Tandem Trial Set for Accused Madoff Cohorts

     MANHATTAN (CN) – Former executives charged with helping Bernard Madoff perpetrate the largest Ponzi scheme in history cannot untangle their cases from each other, a federal judge ruled Tuesday.
     Daniel Bonventre, Annette Bongiorno, Joann “Jodi” Crupi, Jerome O’Hara and George Perez are listed together on an indictment of longtime employees of Bernard L. Madoff Investment Securities LLC.
     A superseding indictment filed in October alleged that the conspiracy started “at least in the early 1970s,” revising the prosecution’s original belief that it started in 1992.
     The new information also added “a variety of new charges against the defendants, including bank fraud charges related to both corporate and personal loans, and new tax offenses,” the FBI explained.
     As the quintet prepares for trial, three of them – Bonventre, O’Hara and Perez – tried to have a jury hear their cases separately to avoid being tarred with the alleged misdeeds of their co-defendants.
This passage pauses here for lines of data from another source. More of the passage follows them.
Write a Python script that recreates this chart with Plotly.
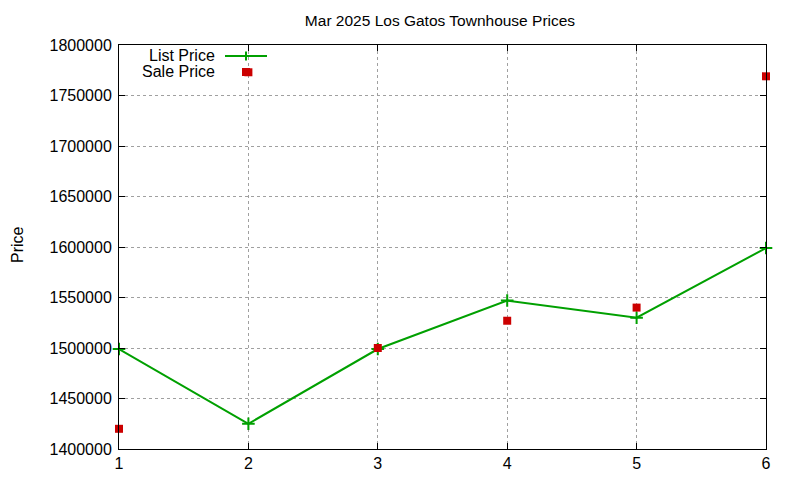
import plotly.graph_objects as go

# data
months = [1, 2, 3, 4, 5, 6]
list_price = [1499000, 1425000, 1499000, 1547000, 1530000, 1599000]
sale_price = [1420000, 1773000, 1500000, 1527000, 1540000, 1769000]

title = "Mar 2025 Los Gatos Townhouse Prices"
green = "#00a000"
red = "#cc0000"
font = "Liberation Sans, Arial, sans-serif"

# page has an 8px body margin, so the figure is drawn 8px in from the corner
OFF = 8
W, H = 800 - OFF, 480 - OFF
L, R, T, B = 119 - OFF, 34, 45 - OFF, 31
pw, ph = W - L - R, H - T - B


def px(x):  # screen pixel x -> paper
    return (x - OFF - L) / pw


def py(y):  # screen pixel y -> paper
    return 1 - (y - OFF - T) / ph


fig = go.Figure()

fig.add_trace(go.Scatter(
    x=months, y=list_price, mode="lines+markers", name="List Price",
    line=dict(color=green, width=2),
    marker=dict(symbol="cross-thin", size=9, line=dict(color=green, width=2)),
    cliponaxis=False,
))
fig.add_trace(go.Scatter(
    x=months, y=sale_price, mode="markers", name="Sale Price",
    marker=dict(symbol="square", size=8, color=red),
    cliponaxis=False,
))

axis_common = dict(
    showline=True, linecolor="black", linewidth=1, mirror="ticks",
    ticks="inside", ticklen=6, tickcolor="black",
    showgrid=True, gridcolor="#a0a0a0", griddash="dot", gridwidth=1,
    zeroline=False, automargin=False,
    tickfont=dict(size=16, color="black", family=font),
)

fig.update_xaxes(range=[1, 6], dtick=1, **axis_common)
fig.update_yaxes(range=[1400000, 1800000], dtick=50000, tickformat="d",
                 ticklabelstandoff=3, **axis_common)

# gnuplot-style key: text on the left, sample on the right
fig.add_annotation(x=px(217), y=py(55), xref="paper", yref="paper", text="List Price",
                   showarrow=False, xanchor="right", yanchor="middle",
                   font=dict(size=16, color="black", family=font))
fig.add_annotation(x=px(217), y=py(71), xref="paper", yref="paper", text="Sale Price",
                   showarrow=False, xanchor="right", yanchor="middle",
                   font=dict(size=16, color="black", family=font))
fig.add_shape(type="line", xref="paper", yref="paper", x0=px(225), x1=px(267),
              y0=py(56), y1=py(56), line=dict(color=green, width=2))
fig.add_shape(type="line", xref="paper", yref="paper", x0=px(246), x1=px(246),
              y0=py(51.5), y1=py(60.5), line=dict(color=green, width=2))
fig.add_shape(type="rect", xref="paper", yref="paper", x0=px(242), x1=px(250),
              y0=py(68), y1=py(76), line=dict(width=0), fillcolor=red)

fig.add_annotation(x=px(17), y=py(245), xref="paper", yref="paper", text="Price",
                   showarrow=False, textangle=-90, xanchor="center", yanchor="middle",
                   font=dict(size=16, color="black", family=font))

fig.update_layout(
    width=W, height=H,
    margin=dict(l=L, r=R, t=T, b=B),
    plot_bgcolor="white", paper_bgcolor="white",
    showlegend=False,
    title=dict(text=title, x=px(440), xref="paper", xanchor="center",
               y=1 - (21 - OFF) / H, yanchor="middle",
               font=dict(size=15.5, color="black", family=font)),
    font=dict(family=font, color="black"),
)

fig.write_html("out.html")
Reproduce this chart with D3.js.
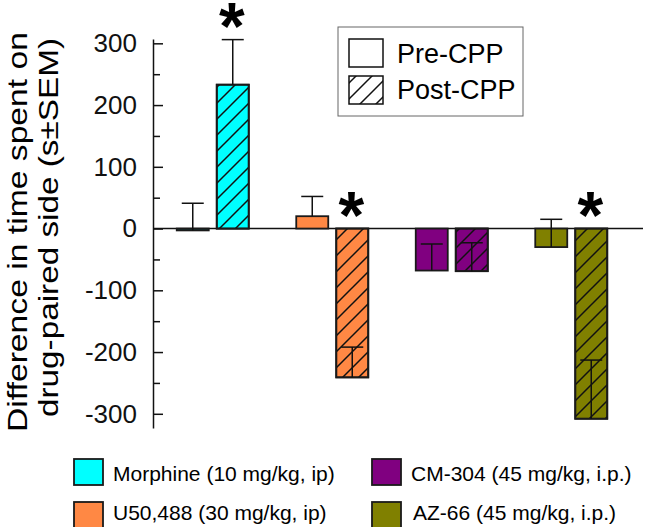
<!DOCTYPE html>
<html>
<head>
<meta charset="utf-8">
<script src="https://cdn.jsdelivr.net/npm/d3@7"></script>
<style>
  html, body { margin: 0; padding: 0; background: #fff; }
  svg { display: block; font-family: "Liberation Sans", Arial, sans-serif; }
</style>
</head>
<body>
<svg id="chart" width="645" height="527"></svg>
<script>
// ---- Data ----
const categories = ["Morphine (10 mg/kg, ip)", "U50,488 (30 mg/kg, ip)", "CM-304 (45 mg/kg, i.p.)", "AZ-66 (45 mg/kg, i.p.)"];
const colors = ["#00ffff", "#ff8844", "#800080", "#808000"];
const preValues = [-3, 20, -68, -30];
const preSEM = [44, 32, 43, 45];
const postValues = [233, -241, -69, -308];
const postSEM = [73, 49, 46, 95];
const postSignificant = [true, true, false, true];
const phases = ["Pre-CPP", "Post-CPP"];
const majorTicks = [300, 200, 100, 0, -100, -200, -300];
const minorTicks = [250, 150, 50, -50, -150, -250];
const yLabelLines = ["Difference in time spent on", "drug-paired side (s\u00b1SEM)"];

// ---- Setup ----
const svg = d3.select("#chart");
const defs = svg.append("defs");
const pat = defs.append("pattern")
  .attr("id", "hatch").attr("patternUnits", "userSpaceOnUse")
  .attr("width", 16).attr("height", 16);
pat.append("path")
  .attr("d", "M0,16 L16,0 M-4,4 L4,-4 M12,20 L20,12")
  .attr("stroke", "#111").attr("stroke-width", 1.5);

const axisX = 153;
const y = d3.scaleLinear().domain([-323, 307]).range([428, 39]);
const x0 = d3.scaleBand().domain(categories).range([153, 631]);
const x1 = d3.scaleBand().domain(phases)
  .range([x0.bandwidth() / 2 - 36, x0.bandwidth() / 2 + 36]).paddingInner(0.2);

// ---- Bars ----
const bars = [];
categories.forEach((c, i) => {
  bars.push({cat: c, phase: "Pre-CPP", v: preValues[i], sem: preSEM[i], color: colors[i], sig: false});
  bars.push({cat: c, phase: "Post-CPP", v: postValues[i], sem: postSEM[i], color: colors[i], sig: postSignificant[i]});
});

const g = svg.append("g");
// zero line
g.append("line")
  .attr("x1", axisX).attr("x2", 643)
  .attr("y1", y(0)).attr("y2", y(0))
  .attr("stroke", "#111").attr("stroke-width", 1.5);

const bg = g.selectAll("g.bar").data(bars).enter().append("g").attr("class", "bar");
bg.append("rect")
  .attr("x", d => x0(d.cat) + x1(d.phase))
  .attr("width", x1.bandwidth())
  .attr("y", d => y(Math.max(0, d.v)))
  .attr("height", d => Math.abs(y(d.v) - y(0)))
  .attr("fill", d => d.color)
  .attr("stroke", "#1a1a1a").attr("stroke-width", 1.8);
bg.filter(d => d.phase === "Post-CPP").append("rect")
  .attr("x", d => x0(d.cat) + x1(d.phase))
  .attr("width", x1.bandwidth())
  .attr("y", d => y(Math.max(0, d.v)))
  .attr("height", d => Math.abs(y(d.v) - y(0)))
  .attr("fill", "url(#hatch)")
  .attr("stroke", "#1a1a1a").attr("stroke-width", 1.8);

// error bars (drawn upward)
const cx = d => x0(d.cat) + x1(d.phase) + x1.bandwidth() / 2;
bg.append("line")
  .attr("x1", cx).attr("x2", cx)
  .attr("y1", d => y(d.v)).attr("y2", d => y(d.v + d.sem))
  .attr("stroke", "#111").attr("stroke-width", 1.5);
bg.append("line")
  .attr("x1", d => cx(d) - 11).attr("x2", d => cx(d) + 11)
  .attr("y1", d => y(d.v + d.sem)).attr("y2", d => y(d.v + d.sem))
  .attr("stroke", "#111").attr("stroke-width", 1.5);

// asterisks
const astSize = 66;
bg.filter(d => d.sig).append("text")
  .attr("x", d => cx(d) - 1)
  .attr("y", d => y(Math.max(0, d.v + d.sem)) - 27 + astSize * 0.55)
  .attr("text-anchor", "middle")
  .attr("font-size", astSize).attr("font-weight", "bold")
  .attr("fill", "#000")
  .text("*");

// ---- Axis ----
const axisG = svg.append("g").attr("transform", `translate(${axisX},0)`);
axisG.call(d3.axisLeft(y).tickValues(majorTicks).tickSize(-10).tickSizeOuter(0).tickPadding(16)
  .tickFormat(d3.format("d")));
axisG.select(".domain").attr("stroke", "#111").attr("stroke-width", 1.5);
axisG.selectAll(".tick line").attr("stroke", "#111").attr("stroke-width", 1.5);
axisG.selectAll(".tick text").attr("font-size", 26).attr("fill", "#111")
  .attr("font-family", "'Liberation Sans', Arial, sans-serif").text(d => d < 0 ? "-" + Math.abs(d) : d);
const minorG = svg.append("g").attr("transform", `translate(${axisX},0)`);
minorG.call(d3.axisLeft(y).tickValues(minorTicks).tickSize(-7).tickSizeOuter(0).tickFormat(""));
minorG.select(".domain").remove();
minorG.selectAll(".tick line").attr("stroke", "#111").attr("stroke-width", 1.5);

// Y label
const yl = [{t: yLabelLines[0], x: 27, cy: 232, len: 400}, {t: yLabelLines[1], x: 58, cy: 227.5, len: 379}];
svg.selectAll("text.ylab").data(yl).enter().append("text")
  .attr("class", "ylab")
  .attr("transform", d => `translate(${d.x},${d.cy}) rotate(-90)`)
  .attr("text-anchor", "middle")
  .attr("font-size", 28)
  .attr("textLength", d => d.len).attr("lengthAdjust", "spacingAndGlyphs")
  .attr("fill", "#000")
  .text(d => d.t);

// ---- Top legend ----
const lg = svg.append("g");
lg.append("rect").attr("x", 338).attr("y", 27).attr("width", 185).attr("height", 89)
  .attr("fill", "#fff").attr("stroke", "#666").attr("stroke-width", 1);
phases.forEach((p, i) => {
  lg.append("rect").attr("x", 349).attr("y", 39 + i * 37).attr("width", 34).attr("height", 28)
    .attr("fill", i === 0 ? "#fff" : "url(#hatch)").attr("stroke", "#111").attr("stroke-width", 1.5);
  lg.append("text").attr("x", 397).attr("y", 63 + i * 36).attr("font-size", 27).attr("fill", "#000").text(p);
});

// ---- Bottom legend ----
const bl = svg.append("g");
categories.forEach((c, i) => {
  const col = Math.floor(i / 2), row = i % 2;
  const sx = col === 0 ? 74 : 372;
  const sy = 459 + row * 43;
  bl.append("rect").attr("x", sx).attr("y", sy).attr("width", 29).attr("height", 26)
    .attr("fill", colors[i]).attr("stroke", "#1a1a1a").attr("stroke-width", 1.8);
  bl.append("text").attr("x", sx + 39 + (col === 1 && row === 1 ? 2 : 0)).attr("y", 481 + row * 39)
    .attr("font-size", 21).attr("fill", "#000").text(c);
});
</script>
</body>
</html>
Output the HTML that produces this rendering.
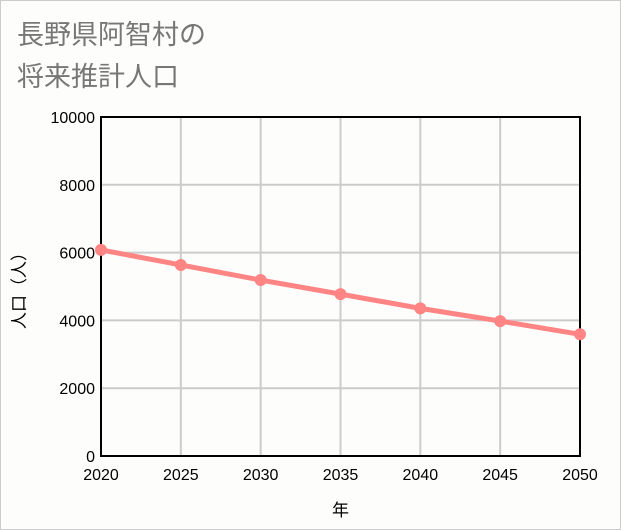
<!DOCTYPE html>
<html><head><meta charset="utf-8"><style>
body{margin:0;background:#fff}
#wrap{position:relative;width:619px;height:528px;border:1px solid #ccc;background:#fdfefb;font-family:"Liberation Sans","Noto Sans CJK JP",sans-serif}
.title{position:absolute;left:16px;font-size:27px;color:#777}
</style></head><body>
<div id="wrap">
<div class="title" style="top:12px">長野県阿智村の</div>
<div class="title" style="top:54px">将来推計人口</div>
<svg id="svg" width="619" height="528" style="position:absolute;left:0;top:0"></svg>
</div>
<script>
const years=[2020,2025,2030,2035,2040,2045,2050];
const population=[6080,5635,5190,4775,4355,3980,3590];
const yTicks=[0,2000,4000,6000,8000,10000];
const L=100,R=579,T=116,B=455;
const xs=v=>L+(v-2020)/30*(R-L);
const ys=v=>B-v/10000*(B-T);
const s=document.getElementById('svg');const NS='http://www.w3.org/2000/svg';
function mk(t,a,txt){const e=document.createElementNS(NS,t);for(const k in a)e.setAttribute(k,a[k]);if(txt!=null)e.textContent=txt;s.appendChild(e);return e;}
yTicks.forEach(v=>{const g=mk('line',{x1:L,x2:R,y1:ys(v),y2:ys(v),stroke:'#ccc','stroke-width':2});


const t=mk('text',{x:L-6,y:ys(v)+6,'text-anchor':'end','font-size':16,fill:'#000'},v);

});
years.forEach(v=>{const g=mk('line',{x1:xs(v),x2:xs(v),y1:T,y2:B,stroke:'#ccc','stroke-width':2});


const t=mk('text',{x:xs(v),y:B+24,'text-anchor':'middle','font-size':16,fill:'#000'},v);

});
const fr=mk('rect',{x:L,y:T,width:R-L,height:B-T,fill:'none',stroke:'#000','stroke-width':2});


const ln=mk('polyline',{points:years.map((y,i)=>xs(y)+','+ys(population[i])).join(' '),fill:'none',stroke:'#ff8585','stroke-width':5});


years.forEach((y,i)=>{const c=mk('circle',{cx:xs(y),cy:ys(population[i]),r:6,fill:'#ff8585'});

});
const xt=mk('text',{x:(L+R)/2,y:515,'text-anchor':'middle','font-size':17,fill:'#000'},'年');


const yt=mk('text',{x:0,y:0,'text-anchor':'middle','font-size':17,fill:'#000',transform:'translate(24,'+((T+B)/2)+') rotate(-90)'},'人口（人）');


</script>
</body></html>
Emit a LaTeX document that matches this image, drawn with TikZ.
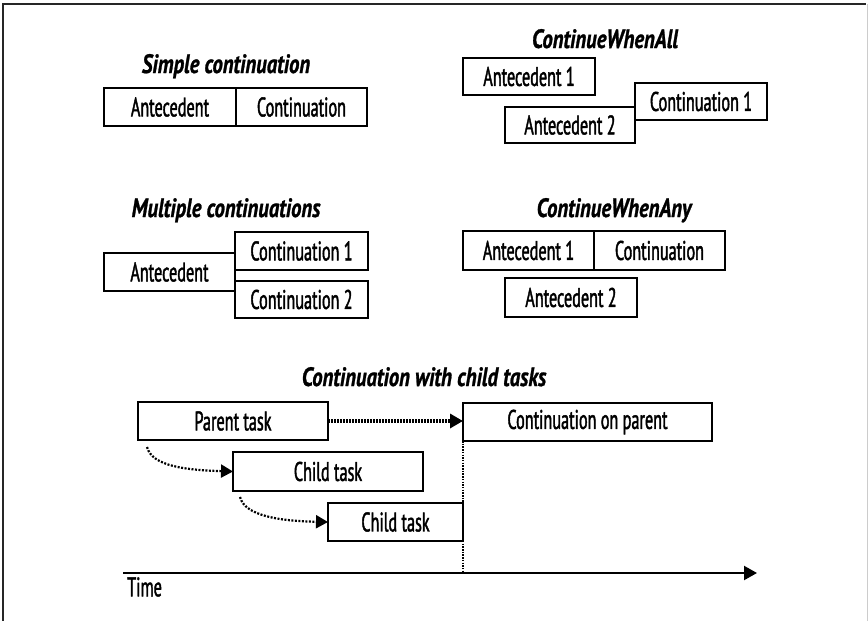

     In addition, Bonventre, Bongiorno and Crupi asked to sever the trial of their tax, Employee Retirement Income Security Act and bank fraud counts.
     U.S. District Judge Laura Taylor Swain shot down those bids on Tuesday.
     “The court finds that the charges against all of the defendants are sufficiently interconnected to warrant trying all of the defendants jointly,” Swain wrote. “Bonventre, O’Hara and Perez have not shown that a joint trial with the other Defendants will prejudice them to a degree amounting to a miscarriage of justice.”
     Swain said she could craft instructions to minimize the risk that the association will taint a jury.
     The quintet had more success with their demand that the government provide more detail about the evidence to be used against them at trial.
     “Considering the generic categories of documents listed in the indictment, the fact that the charges in the indictment span decades, the sheer volume of documents at issue in this case, the number of defendants allegedly involved and the difficulty for the defendants in determining which defendant is alleged to have produced, or been involved in producing, each document, the court finds that the particular circumstances of this case warrant earlier disclosure of the government’s exhibit copies and list than the date proposed by the government,” the 22-page order states.
     Prosecutors must turn over the complete list and copies of the exhibits at least 60 days before trial.
     In most of the remainder of the order, both parties make some headway – and some setbacks – in gaining evidence that they sought during discovery.
     Attorneys for the former executives were not able to immediately respond to a request for comment.
     The next pre-trial hearing is set for June 10 at 3 p.m.